Word for word, transcribe the lines below and drop the pictures.

◆ **DATA PROVIDED**:
↓

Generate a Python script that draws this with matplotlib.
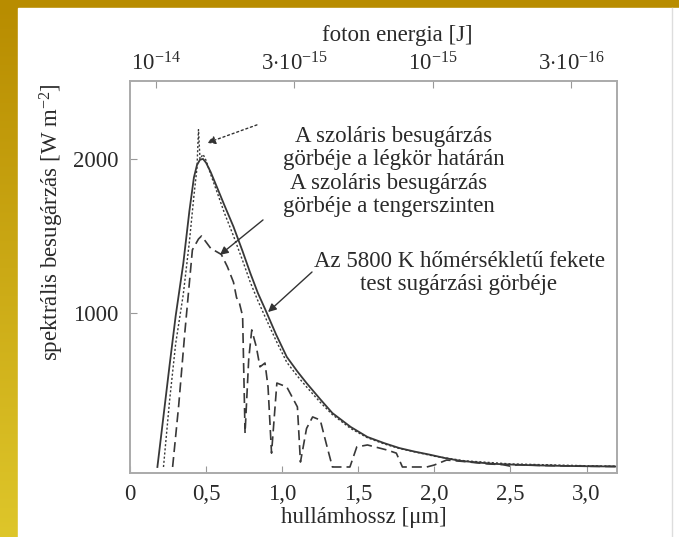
import numpy as np
import matplotlib.pyplot as plt
from matplotlib.patches import Rectangle

plt.rcParams['font.family'] = ['Liberation Serif', 'DejaVu Serif']
plt.rcParams['mathtext.fontset'] = 'custom'
plt.rcParams['mathtext.rm'] = 'Liberation Serif'
plt.rcParams['mathtext.it'] = 'Liberation Serif:italic'

# blackbody curve (5800 K), scaled
bb_wl = [0.18, 0.22, 0.26, 0.30, 0.35, 0.39, 0.42, 0.44, 0.46, 0.48, 0.50, 0.53,
         0.57, 0.62, 0.68, 0.74, 0.79, 0.84, 0.89, 0.96, 1.03, 1.10, 1.16, 1.25,
         1.33, 1.45, 1.56, 1.67, 1.77, 1.87, 1.97, 2.07, 2.17, 2.30, 2.40, 2.55,
         2.70, 2.85, 3.00, 3.20]
bb_val = [0, 330, 660, 980, 1320, 1660, 1880, 1960, 1995, 2000, 1975, 1915,
          1820, 1700, 1560, 1400, 1260, 1130, 1020, 860, 715, 620, 545, 440,
          350, 260, 195, 155, 123, 100, 80, 58, 40, 28, 20, 14,
          10, 7, 5, 3]

# top of atmosphere
toa_wl = [0.22, 0.26, 0.30, 0.35, 0.39, 0.42, 0.44, 0.45, 0.46, 0.48, 0.50, 0.53,
          0.57, 0.62, 0.68, 0.74, 0.79, 0.84, 0.89, 0.96, 1.03, 1.10, 1.16, 1.25,
          1.33, 1.45, 1.56, 1.67, 1.77, 2.00, 2.20, 2.50, 3.00, 3.20]
toa_val = [0, 430, 800, 1120, 1460, 1760, 1940, 2190, 2000, 2030, 1990, 1900,
           1790, 1650, 1500, 1340, 1200, 1080, 970, 820, 680, 590, 520, 420,
           340, 250, 190, 150, 120, 70, 40, 20, 8, 5]

# sea level
sea_wl = [0.28, 0.32, 0.36, 0.41, 0.45, 0.47, 0.53, 0.60, 0.64, 0.68, 0.70, 0.72,
          0.74, 0.756, 0.78, 0.80, 0.83, 0.854, 0.887, 0.907, 0.93, 0.965, 1.03,
          1.10, 1.12, 1.16, 1.20, 1.25, 1.29, 1.33, 1.445, 1.49, 1.56, 1.69, 1.75,
          1.79, 1.95, 2.00, 2.08, 2.20, 2.35, 2.45, 2.50, 2.55, 2.70, 3.00, 3.20]
sea_val = [0, 400, 870, 1410, 1480, 1500, 1420, 1380, 1300, 1200, 1100, 1060,
           980, 220, 700, 890, 780, 650, 675, 520, 90, 545, 520,
           390, 32, 250, 325, 305, 150, 0, 0, 130, 143, 110, 90,
           0, 0, 13, 45, 35, 20, 15, 5, 15, 10, 5, 3]

x_ticks = [0, 0.5, 1.0, 1.5, 2.0, 2.5, 3.0]
x_labels = ['0', '0,5', '1,0', '1,5', '2,0', '2,5', '3,0']
y_ticks = [1000, 2000]
top_ticks = [0.17, 1.08, 1.99, 2.90]
top_labels = [r'$10^{-14}$', r'$3{\cdot}10^{-15}$', r'$10^{-15}$', r'$3{\cdot}10^{-16}$']

W, H = 679, 537
fs = 16.5
fig = plt.figure(figsize=(W / 100, H / 100), dpi=100)

# gold frame background
bg = fig.add_axes([0, 0, 1, 1], zorder=-10)
grad = np.linspace(0, 1, 256).reshape(-1, 1)
top_c = np.array([184, 140, 0]) / 255
bot_c = np.array([222, 198, 42]) / 255
img = top_c + grad[..., None] * (bot_c - top_c)
bg.imshow(img, aspect='auto', extent=[0, 1, 0, 1], origin='upper')
bg.add_patch(Rectangle((18 / W, 0), 1, 1 - 8 / H, color='white'))
bg.plot([672 / W, 672 / W], [0, 1 - 8 / H], color='#dddddd', lw=1)
bg.set_xlim(0, 1)
bg.set_ylim(0, 1)
bg.axis('off')

ax = fig.add_axes([130 / W, 1 - 473 / H, (617 - 130) / W, (473 - 81) / H])
ax.set_facecolor('white')

line_c = '#383838'
ax.plot(bb_wl, bb_val, '-', color=line_c, lw=1.3)
ax.plot(toa_wl, toa_val, color=line_c, lw=1.0, linestyle=(0, (1.5, 1.5)))
ax.plot(sea_wl, sea_val, color=line_c, lw=1.2, linestyle=(0, (6, 3)))

ax.set_xlim(0, 3.2)
ax.set_ylim(-39, 2506)
ax.set_xticks(x_ticks)
ax.set_xticklabels(x_labels)
ax.set_yticks(y_ticks)
ax.tick_params(direction='in', length=5, color='#999999', labelsize=fs,
               labelcolor='#2a2a2a', pad=8)
for s in ax.spines.values():
    s.set_color('#aaaaaa')
    s.set_linewidth(1.2)

top = ax.twiny()
top.set_xlim(ax.get_xlim())
top.set_xticks(top_ticks)
top.set_xticklabels(top_labels)
top.tick_params(direction='in', length=5, color='#999999', labelsize=fs,
                labelcolor='#2a2a2a', pad=4)
for s in top.spines.values():
    s.set_color('#aaaaaa')
    s.set_linewidth(1.2)

tc = '#2a2a2a'
fig.text(364 / W, 1 - 518 / H, 'hullámhossz [μm]', ha='center', va='center',
         fontsize=fs, color=tc)
fig.text(397 / W, 1 - 35 / H, 'foton energia [J]', ha='center', va='center',
         fontsize=fs, color=tc)
fig.text(52 / W, 1 - 222 / H, 'spektrális besugárzás [W m$^{-2}$]', ha='center',
         va='center', rotation=90, fontsize=fs, color=tc)

fig.text(394 / W, 1 - 148 / H, 'A szoláris besugárzás\ngörbéje a légkör határán',
         ha='center', va='center', fontsize=fs, color=tc, linespacing=1.15)
fig.text(389 / W, 1 - 195 / H, 'A szoláris besugárzás\ngörbéje a tengerszinten',
         ha='center', va='center', fontsize=fs, color=tc, linespacing=1.15)
fig.text(459 / W, 1 - 273 / H, 'Az 5800 K hőmérsékletű fekete\ntest sugárzási görbéje',
         ha='center', va='center', fontsize=fs, color=tc, linespacing=1.15)

arrow = dict(arrowstyle='-|>', color='#333333', lw=1.0, mutation_scale=12,
             shrinkA=0, shrinkB=0)
ax.annotate('', xy=(0.506, 2104), xytext=(0.834, 2221),
            arrowprops=dict(arrow, linestyle=(0, (1.5, 2))))
ax.annotate('', xy=(0.591, 1377), xytext=(0.874, 1604), arrowprops=arrow)
ax.annotate('', xy=(0.907, 1006), xytext=(1.196, 1266), arrowprops=arrow)

fig.savefig('out.png', dpi=100)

↑

◆ **RESPONSE TO THE EXERCISE**:
Generate a Python script that draws this with matplotlib.
import numpy as np
import matplotlib.pyplot as plt
from matplotlib.patches import Rectangle

plt.rcParams['font.family'] = ['Liberation Serif', 'DejaVu Serif']
plt.rcParams['mathtext.fontset'] = 'custom'
plt.rcParams['mathtext.rm'] = 'Liberation Serif'
plt.rcParams['mathtext.it'] = 'Liberation Serif:italic'

# blackbody curve (5800 K), scaled
bb_wl = [0.18, 0.22, 0.26, 0.30, 0.35, 0.39, 0.42, 0.44, 0.46, 0.48, 0.50, 0.53,
         0.57, 0.62, 0.68, 0.74, 0.79, 0.84, 0.89, 0.96, 1.03, 1.10, 1.16, 1.25,
         1.33, 1.45, 1.56, 1.67, 1.77, 1.87, 1.97, 2.07, 2.17, 2.30, 2.40, 2.55,
         2.70, 2.85, 3.00, 3.20]
bb_val = [0, 330, 660, 980, 1320, 1660, 1880, 1960, 1995, 2000, 1975, 1915,
          1820, 1700, 1560, 1400, 1260, 1130, 1020, 860, 715, 620, 545, 440,
          350, 260, 195, 155, 123, 100, 80, 58, 40, 28, 20, 14,
          10, 7, 5, 3]

# top of atmosphere
toa_wl = [0.22, 0.26, 0.30, 0.35, 0.39, 0.42, 0.44, 0.45, 0.46, 0.48, 0.50, 0.53,
          0.57, 0.62, 0.68, 0.74, 0.79, 0.84, 0.89, 0.96, 1.03, 1.10, 1.16, 1.25,
          1.33, 1.45, 1.56, 1.67, 1.77, 2.00, 2.20, 2.50, 3.00, 3.20]
toa_val = [0, 430, 800, 1120, 1460, 1760, 1940, 2190, 2000, 2030, 1990, 1900,
           1790, 1650, 1500, 1340, 1200, 1080, 970, 820, 680, 590, 520, 420,
           340, 250, 190, 150, 120, 70, 40, 20, 8, 5]

# sea level
sea_wl = [0.28, 0.32, 0.36, 0.41, 0.45, 0.47, 0.53, 0.60, 0.64, 0.68, 0.70, 0.72,
          0.74, 0.756, 0.78, 0.80, 0.83, 0.854, 0.887, 0.907, 0.93, 0.965, 1.03,
          1.10, 1.12, 1.16, 1.20, 1.25, 1.29, 1.33, 1.445, 1.49, 1.56, 1.69, 1.75,
          1.79, 1.95, 2.00, 2.08, 2.20, 2.35, 2.45, 2.50, 2.55, 2.70, 3.00, 3.20]
sea_val = [0, 400, 870, 1410, 1480, 1500, 1420, 1380, 1300, 1200, 1100, 1060,
           980, 220, 700, 890, 780, 650, 675, 520, 90, 545, 520,
           390, 32, 250, 325, 305, 150, 0, 0, 130, 143, 110, 90,
           0, 0, 13, 45, 35, 20, 15, 5, 15, 10, 5, 3]

x_ticks = [0, 0.5, 1.0, 1.5, 2.0, 2.5, 3.0]
x_labels = ['0', '0,5', '1,0', '1,5', '2,0', '2,5', '3,0']
y_ticks = [1000, 2000]
top_ticks = [0.17, 1.08, 1.99, 2.90]
top_labels = [r'$10^{-14}$', r'$3{\cdot}10^{-15}$', r'$10^{-15}$', r'$3{\cdot}10^{-16}$']

W, H = 679, 537
fs = 16.5
fig = plt.figure(figsize=(W / 100, H / 100), dpi=100)

# gold frame background
bg = fig.add_axes([0, 0, 1, 1], zorder=-10)
grad = np.linspace(0, 1, 256).reshape(-1, 1)
top_c = np.array([184, 140, 0]) / 255
bot_c = np.array([222, 198, 42]) / 255
img = top_c + grad[..., None] * (bot_c - top_c)
bg.imshow(img, aspect='auto', extent=[0, 1, 0, 1], origin='upper')
bg.add_patch(Rectangle((18 / W, 0), 1, 1 - 8 / H, color='white'))
bg.plot([672 / W, 672 / W], [0, 1 - 8 / H], color='#dddddd', lw=1)
bg.set_xlim(0, 1)
bg.set_ylim(0, 1)
bg.axis('off')

ax = fig.add_axes([130 / W, 1 - 473 / H, (617 - 130) / W, (473 - 81) / H])
ax.set_facecolor('white')

line_c = '#383838'
ax.plot(bb_wl, bb_val, '-', color=line_c, lw=1.3)
ax.plot(toa_wl, toa_val, color=line_c, lw=1.0, linestyle=(0, (1.5, 1.5)))
ax.plot(sea_wl, sea_val, color=line_c, lw=1.2, linestyle=(0, (6, 3)))

ax.set_xlim(0, 3.2)
ax.set_ylim(-39, 2506)
ax.set_xticks(x_ticks)
ax.set_xticklabels(x_labels)
ax.set_yticks(y_ticks)
ax.tick_params(direction='in', length=5, color='#999999', labelsize=fs,
               labelcolor='#2a2a2a', pad=8)
for s in ax.spines.values():
    s.set_color('#aaaaaa')
    s.set_linewidth(1.2)

top = ax.twiny()
top.set_xlim(ax.get_xlim())
top.set_xticks(top_ticks)
top.set_xticklabels(top_labels)
top.tick_params(direction='in', length=5, color='#999999', labelsize=fs,
                labelcolor='#2a2a2a', pad=4)
for s in top.spines.values():
    s.set_color('#aaaaaa')
    s.set_linewidth(1.2)

tc = '#2a2a2a'
fig.text(364 / W, 1 - 518 / H, 'hullámhossz [μm]', ha='center', va='center',
         fontsize=fs, color=tc)
fig.text(397 / W, 1 - 35 / H, 'foton energia [J]', ha='center', va='center',
         fontsize=fs, color=tc)
fig.text(52 / W, 1 - 222 / H, 'spektrális besugárzás [W m$^{-2}$]', ha='center',
         va='center', rotation=90, fontsize=fs, color=tc)

fig.text(394 / W, 1 - 148 / H, 'A szoláris besugárzás\ngörbéje a légkör határán',
         ha='center', va='center', fontsize=fs, color=tc, linespacing=1.15)
fig.text(389 / W, 1 - 195 / H, 'A szoláris besugárzás\ngörbéje a tengerszinten',
         ha='center', va='center', fontsize=fs, color=tc, linespacing=1.15)
fig.text(459 / W, 1 - 273 / H, 'Az 5800 K hőmérsékletű fekete\ntest sugárzási görbéje',
         ha='center', va='center', fontsize=fs, color=tc, linespacing=1.15)

arrow = dict(arrowstyle='-|>', color='#333333', lw=1.0, mutation_scale=12,
             shrinkA=0, shrinkB=0)
ax.annotate('', xy=(0.506, 2104), xytext=(0.834, 2221),
            arrowprops=dict(arrow, linestyle=(0, (1.5, 2))))
ax.annotate('', xy=(0.591, 1377), xytext=(0.874, 1604), arrowprops=arrow)
ax.annotate('', xy=(0.907, 1006), xytext=(1.196, 1266), arrowprops=arrow)

fig.savefig('out.png', dpi=100)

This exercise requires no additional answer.